Olga Oliker/Int. Crisis Group:

Take that out of a warehouse.

Dana Lewis :

Push it on a plane and get it rolling.

Olga Oliker/Int. Crisis Group:

That stuff that exists. The other piece of this is procurement and those are contracts, and different things take different amounts of time to build on contracts. Some things take six months, some things take two years. So there are things that have been contracted for that Ukraine is going to keep receiving because they are being built right. Whatever defense firm got the order, is assembling whatever it is and it is going to get shipped when it's finished. But with no new contracts you're not going to get more of this stuff and that's the problem with that. So on the one hand, you don't have the replenishment of US stockpiles and on the other, you don't have the money to just buy new things that the defense industrial firms which are. They're American firms, it's American jobs, it's money to American towns and cities, but they're not producing without the contracts.

Dana Lewis :

And even if the log jam is broken in Washington, there's lag time. There's a lag there is a commission and manufacture and delivery.

Olga Oliker/Int. Crisis Group:

Right, you can't.
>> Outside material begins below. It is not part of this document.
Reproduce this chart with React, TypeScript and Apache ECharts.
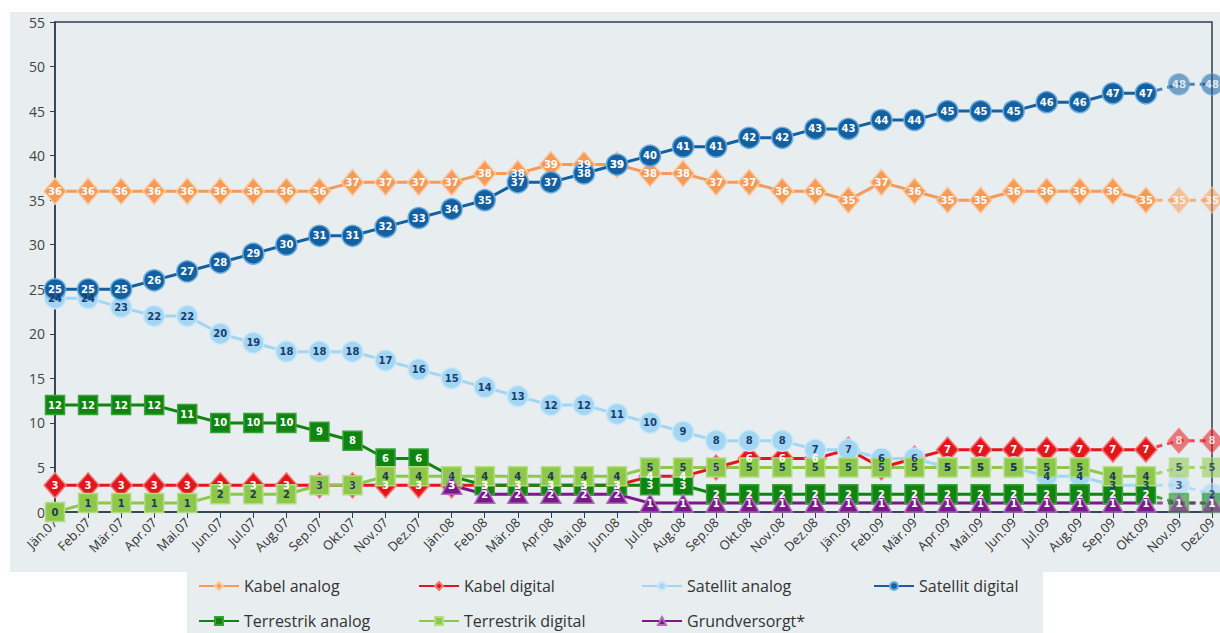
import React, { useEffect, useRef } from "react";
import * as echarts from "echarts";

const months = [
  "Jän.07", "Feb.07", "Mär.07", "Apr.07", "Mai.07", "Jun.07", "Jul.07", "Aug.07", "Sep.07", "Okt.07", "Nov.07", "Dez.07",
  "Jän.08", "Feb.08", "Mär.08", "Apr.08", "Mai.08", "Jun.08", "Jul.08", "Aug.08", "Sep.08", "Okt.08", "Nov.08", "Dez.08",
  "Jän.09", "Feb.09", "Mär.09", "Apr.09", "Mai.09", "Jun.09", "Jul.09", "Aug.09", "Sep.09", "Okt.09", "Nov.09", "Dez.09",
];

const kabelAnalog = [36, 36, 36, 36, 36, 36, 36, 36, 36, 37, 37, 37, 37, 38, 38, 39, 39, 39, 38, 38, 37, 37, 36, 36, 35, 37, 36, 35, 35, 36, 36, 36, 36, 35, 35, 35];
const kabelDigital = [3, 3, 3, 3, 3, 3, 3, 3, 3, 3, 3, 3, 3, 3, 3, 3, 3, 3, 4, 4, 5, 6, 6, 6, 7, 5, 6, 7, 7, 7, 7, 7, 7, 7, 8, 8];
const satellitAnalog = [24, 24, 23, 22, 22, 20, 19, 18, 18, 18, 17, 16, 15, 14, 13, 12, 12, 11, 10, 9, 8, 8, 8, 7, 7, 6, 6, 5, 5, 5, 4, 4, 3, 3, 3, 2];
const satellitDigital = [25, 25, 25, 26, 27, 28, 29, 30, 31, 31, 32, 33, 34, 35, 37, 37, 38, 39, 40, 41, 41, 42, 42, 43, 43, 44, 44, 45, 45, 45, 46, 46, 47, 47, 48, 48];
const terrestrikAnalog = [12, 12, 12, 12, 11, 10, 10, 10, 9, 8, 6, 6, 4, 3, 3, 3, 3, 3, 3, 3, 2, 2, 2, 2, 2, 2, 2, 2, 2, 2, 2, 2, 2, 2, 1, 1];
const terrestrikDigital = [0, 1, 1, 1, 1, 2, 2, 2, 3, 3, 4, 4, 4, 4, 4, 4, 4, 4, 5, 5, 5, 5, 5, 5, 5, 5, 5, 5, 5, 5, 5, 5, 4, 4, 5, 5];
const grundversorgt = [null, null, null, null, null, null, null, null, null, null, null, null, 3, 2, 2, 2, 2, 2, 1, 1, 1, 1, 1, 1, 1, 1, 1, 1, 1, 1, 1, 1, 1, 1, 1, 1];

const forecastStart = 33; // Okt.09 – last measured month, Nov.09/Dez.09 are projections

const yTicks = { min: 0, max: 55, interval: 5 };

type Def = {
  name: string;
  data: (number | null)[];
  color: string;
  border: string;
  labelColor: string;
  symbol: string;
  size: number | number[];
};

const defs: Def[] = [
  { name: "Kabel analog", data: kabelAnalog, color: "#f59b5a", border: "#fcc89c", labelColor: "#ffffff", symbol: "diamond", size: [22, 26] },
  { name: "Kabel digital", data: kabelDigital, color: "#e3161b", border: "#f2797b", labelColor: "#ffffff", symbol: "diamond", size: [22, 25] },
  { name: "Satellit analog", data: satellitAnalog, color: "#a3d6f3", border: "#c9e8f9", labelColor: "#183d6e", symbol: "circle", size: 21 },
  { name: "Satellit digital", data: satellitDigital, color: "#15609f", border: "#6aaee0", labelColor: "#ffffff", symbol: "circle", size: 21 },
  { name: "Terrestrik analog", data: terrestrikAnalog, color: "#0f850f", border: "#3aa13a", labelColor: "#ffffff", symbol: "rect", size: 19 },
  { name: "Terrestrik digital", data: terrestrikDigital, color: "#8dc84b", border: "#b3dc84", labelColor: "#1d3a52", symbol: "rect", size: 19 },
  { name: "Grundversorgt*", data: grundversorgt, color: "#7a1a8a", border: "#b06cbb", labelColor: "#ffffff", symbol: "triangle", size: [20, 18] },
];

const legendPos = [
  { left: 193, top: 573 },
  { left: 413, top: 573 },
  { left: 636, top: 573 },
  { left: 868, top: 573 },
  { left: 193, top: 608 },
  { left: 413, top: 608 },
  { left: 636, top: 608 },
];

export default function App() {
  const ref = useRef<HTMLDivElement>(null);
  useEffect(() => {
    if (!ref.current) return;
    const chart = echarts.init(ref.current, undefined, { renderer: "svg" });
    const series: any[] = [];
    defs.forEach((d) => {
      const main = d.data.map((v, i) => (i <= forecastStart ? v : null));
      const fc = d.data.map((v, i) => {
        if (i < forecastStart) return null;
        if (i === forecastStart) return { value: v, symbol: "none", label: { show: false } };
        return v;
      });
      const labelBase = {
        show: true,
        position: "inside",
        color: d.labelColor,
        fontSize: 10,
        fontWeight: "bold",
        fontFamily: "DejaVu Sans",
      };
      series.push({
        name: d.name,
        type: "line",
        data: main,
        symbol: d.symbol,
        symbolSize: d.size,
        showAllSymbol: true,
        connectNulls: false,
        lineStyle: { color: d.color, width: 3 },
        itemStyle: { color: d.color, borderColor: d.border, borderWidth: 1.5 },
        label: labelBase,
        emphasis: { disabled: true },
      });
      series.push({
        name: d.name,
        type: "line",
        data: fc,
        symbol: d.symbol,
        symbolSize: d.size,
        showAllSymbol: true,
        lineStyle: { color: d.color, width: 3, type: [6, 5], opacity: 0.75 },
        itemStyle: { color: d.color, borderColor: d.border, borderWidth: 1.5, opacity: 0.55 },
        label: { ...labelBase, opacity: 0.8 },
        emphasis: { disabled: true },
      });
    });

    const legends = defs.map((d, i) => ({
      data: [d.name],
      left: legendPos[i].left,
      top: legendPos[i].top,
      itemWidth: 40,
      itemHeight: 10,
      itemGap: 0,
      textStyle: { fontFamily: "Open Sans", fontSize: 16, color: "#333" },
      selectedMode: false,
    }));

    chart.setOption({
      animation: false,
      backgroundColor: "#ffffff",
      graphic: [
        { type: "rect", shape: { x: 10, y: 12, width: 1210, height: 560 }, style: { fill: "#e8edf0" }, z: -10 },
        { type: "rect", shape: { x: 187, y: 572, width: 856, height: 61 }, style: { fill: "#e8edf0" }, z: -10 },
      ],
      grid: {
        left: 55,
        right: 8,
        top: 22,
        bottom: 121,
        show: true,
        borderColor: "#2c3e50",
        borderWidth: 1.5,
        backgroundColor: "transparent",
      },
      legend: legends,
      xAxis: {
        type: "category",
        data: months,
        boundaryGap: false,
        axisLine: { lineStyle: { color: "#2c3e50", width: 1.5 } },
        axisTick: { show: true, inside: false, length: 6, alignWithLabel: true, lineStyle: { color: "#2c3e50" } },
        axisLabel: { rotate: 45, interval: 0, fontFamily: "Open Sans", fontSize: 13, color: "#333", margin: 8 },
        splitLine: { show: false },
      },
      yAxis: {
        type: "value",
        min: yTicks.min,
        max: yTicks.max,
        interval: yTicks.interval,
        axisLine: { show: true, lineStyle: { color: "#2c3e50", width: 1.5 } },
        axisTick: { show: true, inside: false, length: 5, lineStyle: { color: "#2c3e50" } },
        axisLabel: { fontFamily: "Open Sans", fontSize: 14, color: "#444", margin: 10 },
        splitLine: { show: false },
      },
      series,
    });
    return () => chart.dispose();
  }, []);
  return <div ref={ref} style={{ position: "fixed", left: 0, top: 0, width: 1220, height: 633 }} />;
}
I mean, yeah, it's not magical.

Dana Lewis :

In the meantime, people are dying. I probably you know I left the headline to the last and it maybe should have been the first thing I asked you about, because it also plays into this. But when you look at the death of Alexei Navalny in prison in Russia, they still haven't turned over the body. There are all sorts of demands for that. Now they're saying it could be two weeks before they do that and lots of questions about why they don't want to do that. Do you think there, what is the fallout from it in terms of does it play in the West in such an alarming way of how brutal and nasty this regime is in Russia that that may provide some new impetus to people saying you know, Putin's got to be dealt with, We've got to get behind Ukraine, because that's the last line of defense?
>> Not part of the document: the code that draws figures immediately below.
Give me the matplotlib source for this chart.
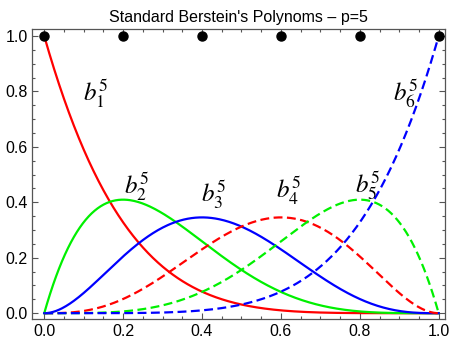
import numpy as np
import matplotlib
matplotlib.use("Agg")
from matplotlib import pyplot as plt
from matplotlib.ticker import MultipleLocator, FormatStrFormatter
from math import comb

plt.rcParams['font.family'] = ['Liberation Sans', 'DejaVu Sans']
plt.rcParams['mathtext.fontset'] = 'stix'

# degree and knot abscissas of the Bernstein basis
degree = 5
nodes = [0.0, 0.2, 0.4, 0.6, 0.8, 1.0]
node_heights = [1.0, 1.0, 1.0, 1.0, 1.0, 1.0]
colors = ['#ff0000', '#00f000', '#0000ff', '#ff0000', '#00f000', '#0000ff']
styles = ['-', '-', '-', '--', '--', '--']
label_x = [0.13, 0.235, 0.43, 0.62, 0.82, 0.915]
label_y = [0.79, 0.46, 0.43, 0.44, 0.46, 0.79]

t = np.linspace(0, 1, 400)

fig, ax = plt.subplots(figsize=(4.5, 3.42), dpi=100)
fig.subplots_adjust(left=0.072, right=0.988, bottom=0.068, top=0.915)

for i in range(degree + 1):
    b = comb(degree, i) * t**i * (1 - t)**(degree - i)
    ax.plot(t, b, color=colors[i], linestyle=styles[i], lw=1.6,
            dashes=(4, 2) if styles[i] == '--' else (None, None))
    ax.text(label_x[i], label_y[i], r'$b_{%d}^{%d}$' % (i + 1, degree),
            fontsize=18, ha='center', va='center')

ax.plot(nodes, node_heights, 'o', color='black', ms=6.5, clip_on=False, zorder=5)

ax.set_xlim(-0.03, 1.015)
ax.set_ylim(-0.02, 1.025)
ax.xaxis.set_major_locator(MultipleLocator(0.2))
ax.yaxis.set_major_locator(MultipleLocator(0.2))
ax.xaxis.set_minor_locator(MultipleLocator(0.05))
ax.yaxis.set_minor_locator(MultipleLocator(0.05))
ax.xaxis.set_major_formatter(FormatStrFormatter('%.1f'))
ax.yaxis.set_major_formatter(FormatStrFormatter('%.1f'))
ax.tick_params(which='both', direction='in', top=True, right=True,
               color='#555555', labelsize=11.5, width=0.8)
ax.tick_params(which='major', length=4)
ax.tick_params(which='minor', length=2)
for s in ax.spines.values():
    s.set_color('#555555')
    s.set_linewidth(0.9)

ax.set_title("Standard Berstein's Polynoms \u2013 p=5", fontsize=11.5, pad=5)

fig.savefig('out.png', dpi=100)
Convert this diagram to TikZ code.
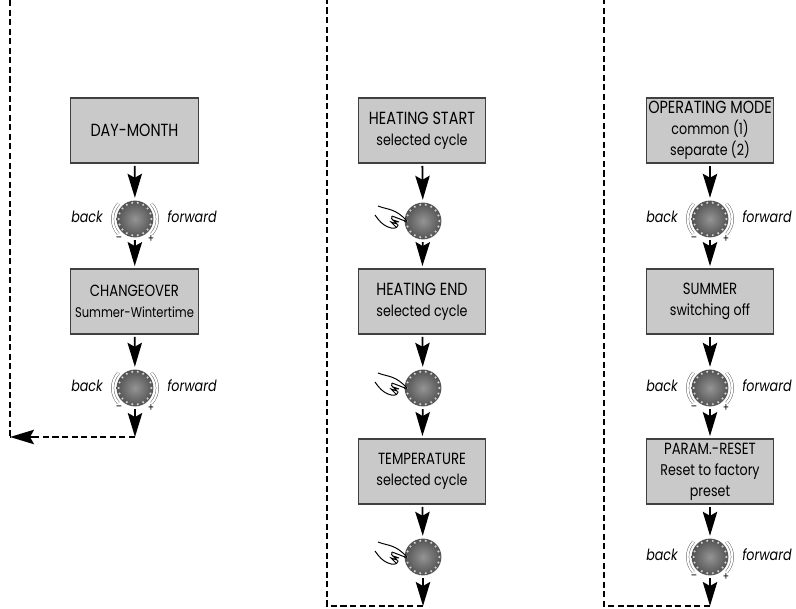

Olga Oliker/Int. Crisis Group:

Look, I think it certainly lends strength to that argument, right? The answer to the question, what do you do about this? Is support Ukraine. I also will say that I don't know a Russian citizen who isn't wrecked you know who has not been wrecked since Friday, and I think it's important to understand it. That for Russians who have a different vision for their country, this is a kick in the ribs to somebody who's bleeding out from having been brutally beaten anyway, right, and that's an effort to tell all of those people give up. There is no hope for a different Russia. This is the Russia, and you know you're seeing that community, or that set of communities, grapple with that situation. But I think for the rest of us, for Americans and Europeans, it really does have to be about either supporting Ukraine or figuring out how you're going to deal with the consequences if you don't.

Dana Lewis :

Olga, olikot Olga. Thank you so much for your time. Olga from the International Crisis Group, it's always a privilege to talk to you. I think your terrific, and your organization has such great insights on what's been taking place, so I thank you so much for sharing some of your wisdom with us.
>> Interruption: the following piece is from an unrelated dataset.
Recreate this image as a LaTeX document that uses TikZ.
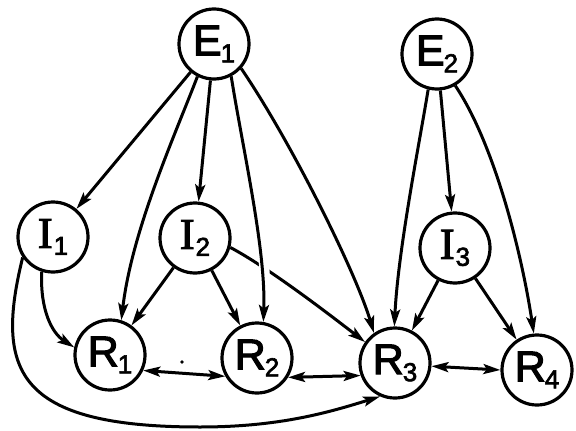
\documentclass[tikz,border=0pt]{standalone}
\usepackage{fontspec}
\setmainfont{Liberation Sans}
\newfontfamily\lblfont{Liberation Sans}[FakeBold=2.5]
\newfontfamily\serifI{Liberation Serif}[FakeBold=2.5]
\usetikzlibrary{arrows.meta}
\newcommand{\lbl}[2]{{\lblfont\fontsize{43}{43}\selectfont #1}\kern-1pt\raisebox{-7pt}{\lblfont\fontsize{26}{26}\selectfont #2}}
\newcommand{\lblI}[1]{{\serifI\fontsize{44}{44}\selectfont I}\kern1pt\raisebox{-7pt}{\lblfont\fontsize{26}{26}\selectfont #1}}
\tikzset{
  stnode/.style={circle, draw, line width=3.2pt, minimum size=70pt, inner sep=0pt, fill=white},
  arr/.style={line width=3pt, -{Stealth[length=17pt,width=10pt,inset=3.5pt]}},
  darr/.style={line width=3pt, {Stealth[length=17pt,width=10pt,inset=3.5pt]}-{Stealth[length=17pt,width=10pt,inset=3.5pt]}},
  gap/.style={white, line width=10pt, shorten <=40pt, shorten >=40pt}
}
\begin{document}
\begin{tikzpicture}[x=1pt,y=-1pt]
\useasboundingbox (0,0) rectangle (576,431);
% nodes
\node[stnode] (E1) at (214,44) {\lbl{E}{1}};
\node[stnode] (E2) at (437,54) {\lbl{E}{2}};
\node[stnode] (I1) at (53,237) {\lblI{1}};
\node[stnode] (I2) at (195,238) {\lblI{2}};
\node[stnode] (I3) at (455,248) {\lblI{3}};
\node[stnode] (R1) at (110,355) {\lbl{R}{1}};
\node[stnode] (R2) at (257,358) {\lbl{R}{2}};
\node[stnode] (R3) at (395,363) {\lbl{R}{3}};
\node[stnode] (R4) at (537,370) {\lbl{R}{4}};
% edges from E1
\draw[arr] (E1) -- (I1);
\draw[arr] (E1.243) .. controls (175,135) and (132,230) .. (R1.72);
\draw[arr] (E1) -- (I2);
\draw[arr] (E1.318) .. controls (290,140) and (355,270) .. (R3.125);
% I2 -> R3 (crossed by E1 -> R2)
\draw[arr] (I2.345) .. controls (269,268) and (330,315) .. (R3.145);
\draw[gap] (E1.298) .. controls (243,150) and (266,250) .. (R2.80);
\draw[arr] (E1.298) .. controls (243,150) and (266,250) .. (R2.80);
% from I1
\draw[arr] (I1.252) .. controls (40,310) and (52,333) .. (R1.168);
\draw[arr] (I1.214) .. controls (-5,370) and (15,427) .. (200,427)
  .. controls (280,427) and (330,412) .. (R3.246);
% from I2
\draw[arr] (I2) -- (R1);
\draw[arr] (I2) -- (R2);
% from E2
\draw[arr] (E2.256) .. controls (420,140) and (398,250) .. (R3.91);
\draw[arr] (E2) -- (I3);
\draw[arr] (E2.300) .. controls (495,145) and (522,255) .. (R4.95);
% from I3
\draw[arr] (I3) -- (R3);
\draw[arr] (I3) -- (R4);
% double arrows
\draw[darr] (R1.335) -- (R2.210);
\draw[darr] (R2.328) -- (R3.200);
\draw[darr] (R3.355) -- (R4.180);
% small dot
\fill (182,362) circle (1.8pt);
\end{tikzpicture}
\end{document}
Olga Oliker/Int. Crisis Group:

Thank you so much for inviting me.

Dana Lewis :

And that's our Backstory. This Week, as we speak, news emerged a Russian helicopter pilot who defected to Ukraine murdered in Spain. Putin's security services likely suspects he was shot 12 times under a bridge. Revelations the so-called informant for the FBI trying to frame President Biden and his son was connected to Russian intelligence. The accusations against the Biden's false More election meddling in America and candidate Trump failed to condemn or blame Putin. He never wants to confront Russia. Wonder why, and many people wonder about that. Thanks for listening to Backstory. I'm Dana Lewis and I'll talk to you again soon.